St. Paul tries to get this idea across in his second epistle to the Cornithians, when he promises them that whatever their “momentary afflictions,” there was stored up for them in heaven an “eternal weight of glory.”

And the kavod, the glory, of God was not just an abstract theological concept – it was a present reality, and to be found in a particular place – in the Temple, in the Holy of Holies, and very specifically resting upon the golden cover of the Ark of the Covenant, between the golden cherubim, which was called the Mercy Seat. That’s where God’s heavy, weighty, glorious presence was.

So we may think of the 99th Psalm: “The Lord reigns, let the people tremble; he sits enthroned upon the cherubim.” Or in the book of the prophet Isaiah, where the prophet prays, “O Lord of hosts, God of Israel, enthroned upon the cherubim, you are God, you alone.”

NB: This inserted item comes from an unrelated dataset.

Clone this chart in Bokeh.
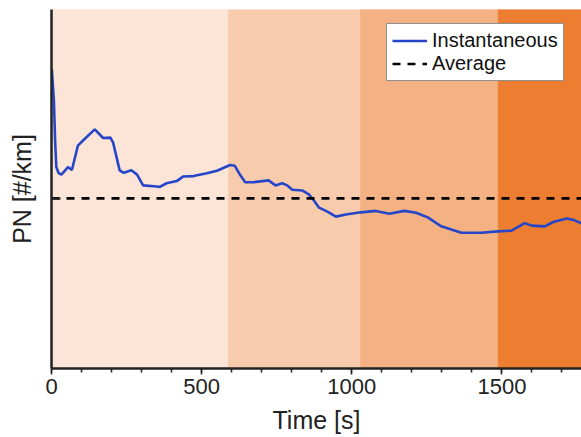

And perhaps you remember that the Holy of Holies was entered only one day in the whole year, on Yom Kippur, the Day of Atonement, when the High Priest entered and sprinkled the blood of a sacrificed bull on the mercy seat to make atonement for the sins of all the people. It was there that forgiveness, mercy, was to be found – that’s where it happened. The weight, the heaviness, the dense reality – the glory of God – is then this: to have mercy, to forgive sins.

And here we may recall when God revealed himself to Moses and proclaimed, “The Lord, the Lord, a God merciful and gracious, slow to anger, and abounding in steadfast love and faithfulness, keeping steadfast love for thousands, forgiving iniquity and transgression and sin.”

“Merciful and gracious”: that is God’s substantial glory.

This changes the way we think of our Lord’s parable, doesn’t it? When the master lays these great weights on his servants, we shouldn’t think – at least not first – of time, talent, treasure, and the stewardship thereof, but of God’s mercy, toward sinners. We should think of a true participation, as Fr. Robert Barron has said, “in the weight of divine love.”

And receiving mercy changes us – at least it ought to. To receive mercy is to become merciful; to have been forgiven makes us forgiving. This is what is meant by the “investments” of the first two servants – the weight they have received multiplies in and through them as they “spend,” so to speak, their talents – more is added, it just keeps getting heavier, just as God’s mercy multiplies in and through those who have received it, and then share what they have received.

And the problem with the third, timid servant, who buried his talent, is not that he was a bad venture capitalist, but that he doesn’t understand the nature of what he has been given. And the thing about mercy, the thing about love – is that it can’t be possessed, it can’t be hoarded; you can only have it by sharing it. Or maybe we can put it this way (and this is difficult – we’re trying to tie a bow around the ineffable, which I suppose is why our Lord taught in parables): God’s mercy, his love is not a thing, a commodity. It is instead something living and active; it is something that happens – so you can’t have it, but you can participate in it. It is not a cup of water you can hold in your hand, but a mighty rushing river into which you may jump and be carried away.

And this makes sense of the master’s seemingly harsh words: to every one who has will more be given, and he will have abundance; but from him who has not, even what he has will be taken away. This describes not so much a judgement inflicted but rather the dynamics of love: if you’re not giving it away, you won’t have it; and if you’re giving it away, then you have more.

The third servant not only misunderstands the gift, he misunderstands the giver: Master, I knew you to be a hard man… , he says. And yet the master has shared a tremendous gift, entrusted to him a great weight of wealth.

And in fact, to jump back out of the parable, the Gift and the Giver are the same, aren’t they: “God is Love,” St. John tells us. God the Holy Trinity is an eternal communion of self-giving love, and God reveals himself, his heavy, weighty glory, in Jesus Christ, who empties himself, and offers himself, gives himself to and for us on the cross – so that, loving one another, we may have a share in, a participation in, God’s own eternal life of love.